Normes ISO 14000 et certification environnementale
Les normes ISO 14000, et en particulier la norme ISO 14001 sur les systèmes de management environnemental, offrent aux organisations un cadre pour améliorer leur performance environnementale. Ces normes internationales définissent des critères pour la mise en place de systèmes de gestion efficaces qui permettent aux entreprises de réduire leur impact environnemental tout en améliorant leur efficacité opérationnelle.
La certification selon ces normes permet aux entreprises de démontrer leur engagement envers l'environnement, ce qui peut améliorer leur image de marque et leur compétitivité. De plus, le processus de certification encourage une amélioration continue des pratiques environnementales et peut conduire à des économies significatives grâce à une meilleure gestion des ressources et une réduction des déchets.
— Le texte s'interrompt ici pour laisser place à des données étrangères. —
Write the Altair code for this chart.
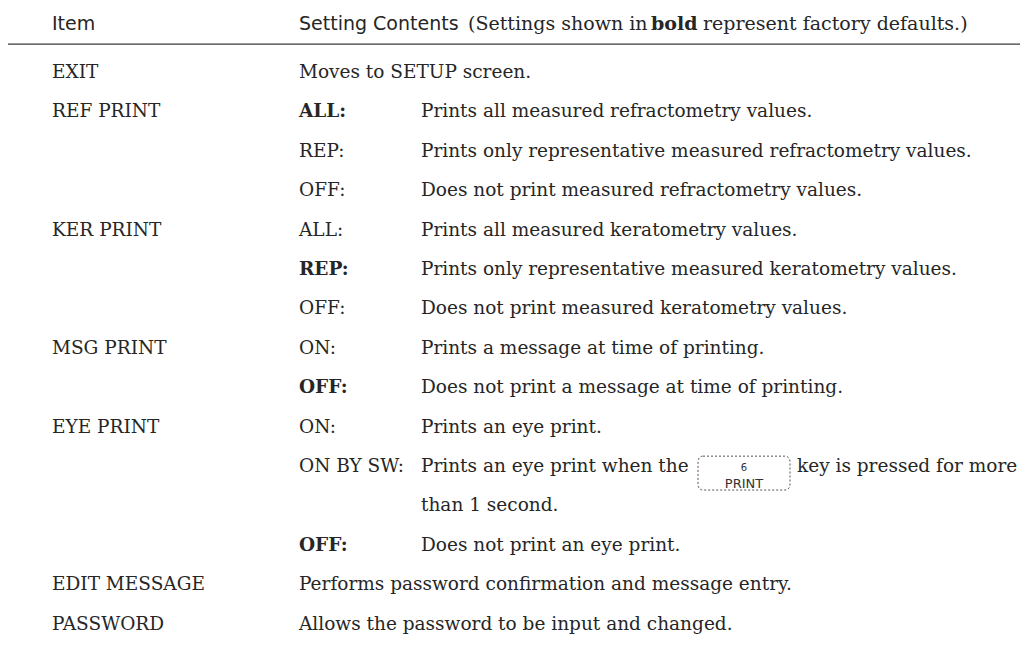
import altair as alt
import pandas as pd

# ---------------- data (table contents) ----------------
ITEM_ROWS = [1, 2, 5, 8, 10, 14, 15]
ITEM_LABELS = ["EXIT", "REF PRINT", "KER PRINT", "MSG PRINT", "EYE PRINT",
               "EDIT MESSAGE", "PASSWORD"]

KEY_ROWS = [2, 3, 4, 5, 6, 7, 8, 9, 10, 11, 13]
KEY_LABELS = ["ALL:", "REP:", "OFF:", "ALL:", "REP:", "OFF:", "ON:", "OFF:",
              "ON:", "ON BY SW:", "OFF:"]
KEY_DEFAULT = [True, False, False, False, True, False, False, True, False,
               False, True]

DESC_ROWS = [1, 2, 3, 4, 5, 6, 7, 8, 9, 10, 11, 11, 12, 13, 14, 15]
DESC_COLS = ["key", "desc", "desc", "desc", "desc", "desc", "desc", "desc",
             "desc", "desc", "desc", "after", "desc", "desc", "key", "key"]
DESC_TEXTS = [
    "Moves to SETUP screen.",
    "Prints all measured refractometry values.",
    "Prints only representative measured refractometry values.",
    "Does not print measured refractometry values.",
    "Prints all measured keratometry values.",
    "Prints only representative measured keratometry values.",
    "Does not print measured keratometry values.",
    "Prints a message at time of printing.",
    "Does not print a message at time of printing.",
    "Prints an eye print.",
    "Prints an eye print when the",
    "key is pressed for more",
    "than 1 second.",
    "Does not print an eye print.",
    "Performs password confirmation and message entry.",
    "Allows the password to be input and changed.",
]

HEADER_ITEM = "Item"
HEADER_SETTING = "Setting Contents"
HEADER_NOTE = ["(Settings shown in", "bold", "represent factory defaults.)"]
HEADER_NOTE_BOLD = [False, True, False]

KEY_CAP = "PRINT"
KEY_ICON = "6"
KEY_ROW = 11

# ---------------- layout ----------------
W, H = 1012, 643
COL_X = {"item": 52, "key": 299, "desc": 421, "after": 797}
NOTE_X = [468, 651, 703]
ROW1_PX, ROW_STEP = 72, 39.4
HEADER_ROW = 0.0
HEADER_DY = -9
RULE_ROW = 0.29
BOX = dict(x0=698, x1=790, r0=-0.25, r1=0.61)

SERIF = "DejaVu Serif"
SANS = "DejaVu Sans"
INK = "#262626"
FS = 18.5
FS_NOTE = 19

y_min = (8 - ROW1_PX) / ROW_STEP + 1
y_max = (8 + H - ROW1_PX) / ROW_STEP + 1
xs = alt.Scale(domain=[8, 8 + W], nice=False, zero=False)
ys = alt.Scale(domain=[y_min, y_max], reverse=True, nice=False, zero=False)

rows = []
for r, t in zip(ITEM_ROWS, ITEM_LABELS):
    rows.append(dict(x=COL_X["item"], row=r, text=t, bold=False, head=False))
for r, t, b in zip(KEY_ROWS, KEY_LABELS, KEY_DEFAULT):
    rows.append(dict(x=COL_X["key"], row=r, text=t, bold=b, head=False))
for r, c, t in zip(DESC_ROWS, DESC_COLS, DESC_TEXTS):
    rows.append(dict(x=COL_X[c], row=r, text=t, bold=False, head=False))
for xx, t, b in zip(NOTE_X, HEADER_NOTE, HEADER_NOTE_BOLD):
    rows.append(dict(x=xx, row=HEADER_ROW, text=t, bold=b, head=True))
body = pd.DataFrame(rows)

head_sans = pd.DataFrame([
    dict(x=COL_X["item"], row=HEADER_ROW, text=HEADER_ITEM),
    dict(x=COL_X["key"], row=HEADER_ROW, text=HEADER_SETTING),
])

base_enc = dict(
    x=alt.X("x:Q", scale=xs, axis=None),
    y=alt.Y("row:Q", scale=ys, axis=None),
    text="text:N",
)

def serif_layer(bold, head):
    return alt.Chart(body).transform_filter(
        (alt.datum.bold == bold) & (alt.datum.head == head)
    ).mark_text(
        align="left", baseline="middle", font=SERIF,
        fontSize=FS_NOTE if head else FS,
        fontWeight="bold" if bold else "normal", color=INK,
        dy=HEADER_DY if head else 0,
    ).encode(**base_enc)

layers = [
    serif_layer(False, False),
    serif_layer(True, False),
    serif_layer(False, True),
    serif_layer(True, True),
    alt.Chart(head_sans).mark_text(
        align="left", baseline="middle", font=SANS, fontSize=19,
        color=INK, dy=HEADER_DY,
    ).encode(**base_enc),
]

rule_df = pd.DataFrame([dict(x=8, x2=8 + W, row=RULE_ROW)])
layers.append(
    alt.Chart(rule_df).mark_rule(color="#3a3a3a", strokeWidth=1.2).encode(
        x=alt.X("x:Q", scale=xs, axis=None), x2="x2:Q",
        y=alt.Y("row:Q", scale=ys, axis=None),
    )
)

box_df = pd.DataFrame([dict(x=BOX["x0"], x2=BOX["x1"],
                            row=KEY_ROW + BOX["r0"], row2=KEY_ROW + BOX["r1"])])
layers.append(
    alt.Chart(box_df).mark_rect(
        fill="white", fillOpacity=0, stroke="#555555", strokeWidth=1,
        strokeDash=[2, 2], cornerRadius=5,
    ).encode(
        x=alt.X("x:Q", scale=xs, axis=None), x2="x2:Q",
        y=alt.Y("row:Q", scale=ys, axis=None), y2="row2:Q",
    )
)
key_txt = pd.DataFrame([
    dict(x=(BOX["x0"] + BOX["x1"]) / 2, row=KEY_ROW + 0.45, text=KEY_CAP, s=13),
    dict(x=(BOX["x0"] + BOX["x1"]) / 2, row=KEY_ROW + 0.06, text=KEY_ICON, s=10),
])
layers.append(
    alt.Chart(key_txt).mark_text(
        align="center", baseline="middle", font=SANS, color="#333333",
    ).encode(
        x=alt.X("x:Q", scale=xs, axis=None),
        y=alt.Y("row:Q", scale=ys, axis=None),
        text="text:N",
        size=alt.Size("s:Q", scale=None, legend=None),
    )
)

chart = alt.layer(*layers).properties(
    width=W, height=H, padding=0,
    autosize=alt.AutoSizeParams(type="none"),
).configure_view(stroke=None)

chart.save("out.html", embed_options={"renderer": "svg", "actions": False})
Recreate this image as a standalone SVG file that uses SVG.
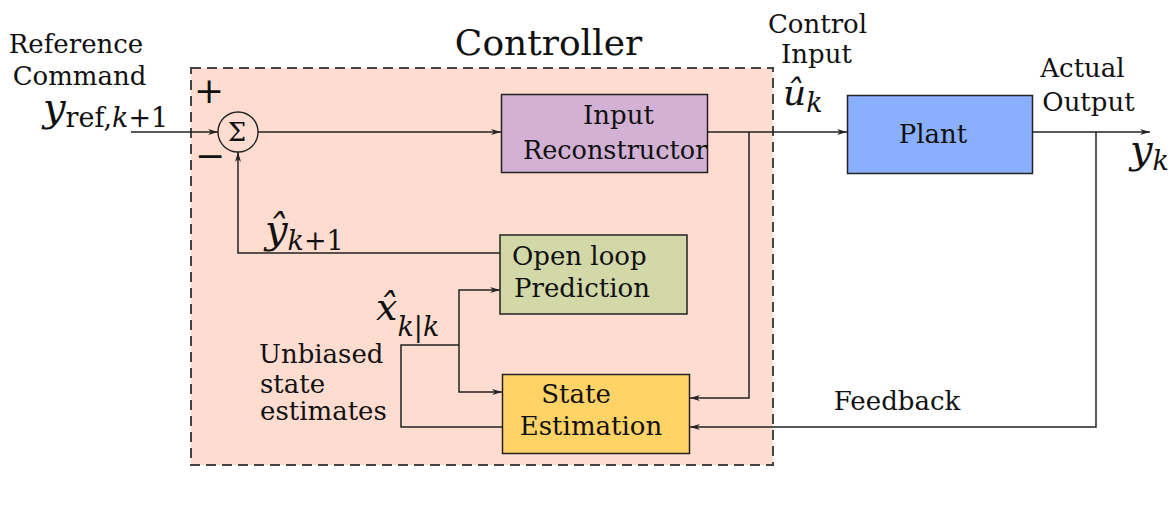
<svg xmlns="http://www.w3.org/2000/svg" width="1175" height="505" viewBox="0 0 1175 505">
  <style>
    .txt { font-family: "DejaVu Serif", "Liberation Serif", serif; font-size: 26px; fill: #111; }
    .box { stroke: #222; stroke-width: 1.5; }
    .wire { fill: none; stroke: #222; stroke-width: 1.5; }
    .math { font-family: "DejaVu Serif", "Liberation Serif", serif; font-style: italic; fill: #111; }
    .up { font-style: normal; }
  </style>
  <defs>
    <marker id="arr" viewBox="0 0 10 6" refX="10" refY="3" markerWidth="10" markerHeight="6" orient="auto" markerUnits="userSpaceOnUse">
      <path d="M0,0 L10,3 L0,6 L3,3 z" fill="#222"/>
    </marker>
  </defs>
  <rect width="1175" height="505" fill="#ffffff"/>

  <g id="controller">
    <rect x="191" y="68" width="582" height="397" fill="#FFDCD0" stroke="#444" stroke-width="2" stroke-dasharray="10,6"/>
    <text class="txt" x="548.5" y="55" text-anchor="middle" style="font-size:36px">Controller</text>
  </g>

  <g id="sum">
    <circle cx="238" cy="132" r="20" fill="none" stroke="#222" stroke-width="1.4"/>
    <text class="txt" x="237" y="141" text-anchor="middle" style="font-size:26px">Σ</text>
    <text class="txt" x="209" y="103" text-anchor="middle" style="font-size:36px">+</text>
    <text class="txt" x="210" y="168" text-anchor="middle" style="font-size:36px">−</text>
  </g>

  <g id="input-reconstructor">
    <rect class="box" x="501.5" y="94.5" width="206" height="78" fill="#D2B1D4"/>
    <text class="txt" x="618.5" y="124" text-anchor="middle">Input</text>
    <text class="txt" x="523" y="159" style="font-size:25.5px">Reconstructor</text>
  </g>

  <g id="plant">
    <rect class="box" x="847.5" y="95.5" width="185" height="78" fill="#8AAFFD"/>
    <text class="txt" x="933" y="143" text-anchor="middle">Plant</text>
  </g>

  <g id="open-loop-prediction">
    <rect class="box" x="500" y="235" width="187" height="79" fill="#D2D8A8"/>
    <text class="txt" x="512" y="265">Open loop</text>
    <text class="txt" x="514" y="297">Prediction</text>
  </g>

  <g id="state-estimation">
    <rect class="box" x="502.5" y="374.5" width="187" height="79" fill="#FFD366"/>
    <text class="txt" x="576" y="403" text-anchor="middle">State</text>
    <text class="txt" x="591" y="435" text-anchor="middle">Estimation</text>
  </g>

  <g id="connectors">
    <path class="wire" d="M131,132 H218" marker-end="url(#arr)"/>
    <path class="wire" d="M258,132 H501" marker-end="url(#arr)"/>
    <path class="wire" d="M707.5,132 H847" marker-end="url(#arr)"/>
    <path class="wire" d="M749,132 V398 H690" marker-end="url(#arr)"/>
    <path class="wire" d="M1032.5,132 H1150" marker-end="url(#arr)"/>
    <path class="wire" d="M1096,132 V427 H690" marker-end="url(#arr)"/>
    <path class="wire" d="M500,253 H238 V152" marker-end="url(#arr)"/>
    <path class="wire" d="M502.5,427 H401 V345 H459"/>
    <path class="wire" d="M459,345 V290 H500" marker-end="url(#arr)"/>
    <path class="wire" d="M459,345 V392 H502" marker-end="url(#arr)"/>
  </g>

  <g id="labels">
    <text class="txt" x="76" y="53" text-anchor="middle">Reference</text>
    <text class="txt" x="79.5" y="85" text-anchor="middle">Command</text>
    <text class="math" x="43" y="121" font-size="40">y<tspan class="up" font-size="27" dy="6">ref,</tspan><tspan font-size="27">k</tspan><tspan class="up" font-size="27">+1</tspan></text>

    <text class="txt" x="817.5" y="33" text-anchor="middle">Control</text>
    <text class="txt" x="816.5" y="63" text-anchor="middle">Input</text>
    <text class="math" x="783" y="105" font-size="36">û<tspan font-size="27" dy="7">k</tspan></text>

    <text class="txt" x="1082.5" y="77" text-anchor="middle">Actual</text>
    <text class="txt" x="1088.5" y="111" text-anchor="middle">Output</text>
    <text class="math" x="1130" y="163" font-size="40">y<tspan font-size="27" dy="7">k</tspan></text>

    <text class="math" x="265" y="243" font-size="40">ŷ<tspan font-size="27" dy="7">k</tspan><tspan class="up" font-size="27">+1</tspan></text>

    <text class="math" x="376" y="320" font-size="38">x̂<tspan font-size="27" dy="16">k</tspan><tspan class="up" font-size="27">|</tspan><tspan font-size="27">k</tspan></text>

    <text class="txt" x="259" y="363">Unbiased</text>
    <text class="txt" x="260" y="393">state</text>
    <text class="txt" x="260" y="420">estimates</text>

    <text class="txt" x="897" y="410" text-anchor="middle">Feedback</text>
  </g>
</svg>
Responsabilité élargie du producteur (REP) et économie circulaire
Le principe de responsabilité élargie du producteur (REP) est un élément clé des politiques d'économie circulaire. Il étend la responsabilité des producteurs à l'ensemble du cycle de vie de leurs produits, y compris leur collecte et leur traitement en fin de vie. Cette approche incite les fabricants à concevoir des produits plus durables, plus facilement recyclables et moins polluants.
La REP a été mise en œuvre avec succès dans de nombreux pays pour divers types de produits, des emballages aux équipements électroniques. Elle encourage l'innovation dans la conception des produits et stimule le développement de filières de recyclage et de valorisation. En rendant les producteurs responsables de la gestion des déchets issus de leurs produits, la REP contribue à réduire la pollution et à promouvoir une utilisation plus efficace des ressources.
Ces cadres réglementaires et normatifs jouent un rôle crucial dans la transition vers une économie plus verte. Ils créent un environnement propice à l'innovation et à l'adoption de pratiques durables, tout en garantissant que les efforts de protection de l'environnement sont équitablement répartis entre les différents acteurs économiques.
Une gouvernance environnementale efficace et des cadres réglementaires adaptés sont essentiels pour créer les conditions d'une réconciliation durable entre économie et nature.